O show mais aguardado do ano: Caetano e Bethânia
Caetano e Bethânia estreiam turnê com canção de Iza, louvor evangélico e homenagem a Gal
O show de estreia da turnê de Caetano Veloso e Maria Bethânia - no último sábado na Arena Farmasi, na Barra da Tijuca - já estava na reta final quando os irmãos entoaram energicamente o refrão: "Fé pra quem é forte/ Fé pra quem é foda/ Fé pra quem não foge à luta/ Fé pra quem não perde o foco/ Fé pra enfrentar esses filha da puta".
Mais do que uma das maiores surpresas do repertório, a canção "Fé", de Iza, carrega expressa em seu título um dos temas centrais do espetáculo -- num roteiro que inclui homenagens a Gal Costa e à Mangueira, referências a Santo Amaro natal e memórias de encontros anteriores da dupla, como o show que fizeram em 1978 e o grupo os Doces Bárbaros, que integraram ao lado de Gal e Gilberto Gil.
"Fé" foi uma das maiores surpresas exatamente porque ela divide o posto com outra canção que toca diretamente no tema. O louvor evangélico "Deus Cuida de Mim", cantado por Caetano em seu momento solo do show, foi recebido pela plateia em silêncio. Uma reação que poderia ter sido lida como frieza, mas talvez seja melhor explicada como perplexidade.
Perplexidade que teve início quando Caetano a anunciou: "O fato de o número de evangélicos crescer enormemente no Brasil tem uma enorme importância para mim". O público parecia não saber que a canção foi gravada pelo baiano em dueto com o pastor Kleber Lucas, em gravação lançada em 2022. Tampouco que o olhar de Caetano sobre os evangélicos, como ele deixa evidente há anos em entrevistas, tem bem mais nuances do que a imagem que o senso comum projeta sobre esse grupo religioso.
Interessante perceber que, aos 82 anos, Caetano ainda é capaz de surpreender e provocar incômodo no público num show em que não havia a menor expectativa de desconforto, apenas de celebração. Ele também sabe ser careta, afinal, como disse em outra das canções presentes no repertório. Canção que, importante notar, conclui pedindo à vaca profana - portanto, sagrada ao avesso - que despeje chuva de leite bom (bênçãos?) sobre os caretas.
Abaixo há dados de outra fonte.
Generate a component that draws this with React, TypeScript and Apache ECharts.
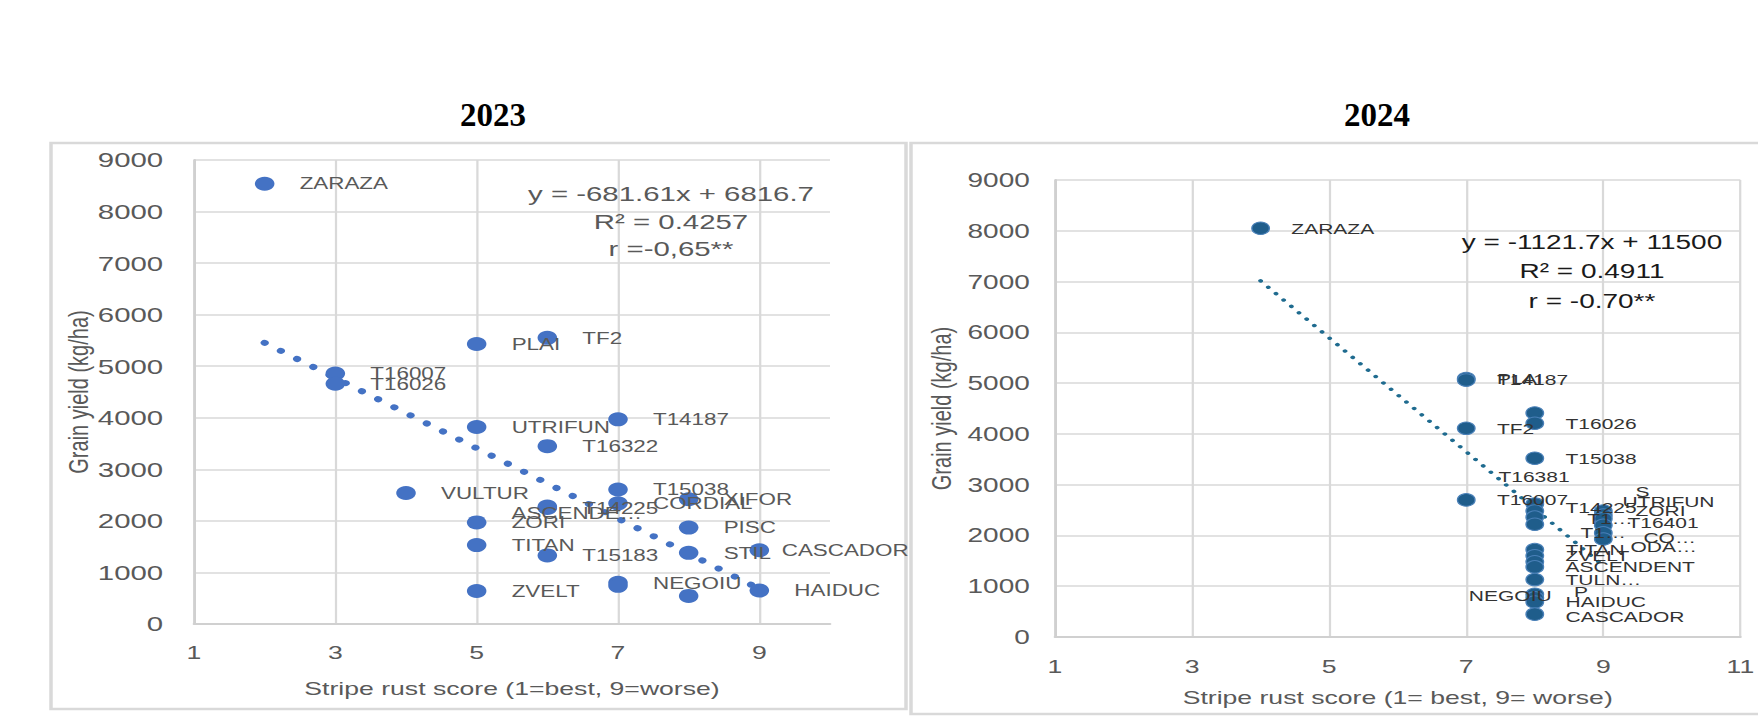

O desconforto da plateia, porém, foi breve e localizado - descontados os problemas de som que levaram a plateia a protestar mais de uma vez. A expectativa de celebração se cumpriu desde o primeiro momento, quando os irmãos entraram no palco já sobre os primeiros acordes de "Alegria, alegria". Posta ali, a canção soa como declaração de intenções do show e da existência de ambos. Afinal, seus primeiros versos, "Caminhando contra o vento/ Sem lenço, sem documento", exalam liberdade, assim como seu final, que repete como desafio a pergunta "Por que não?".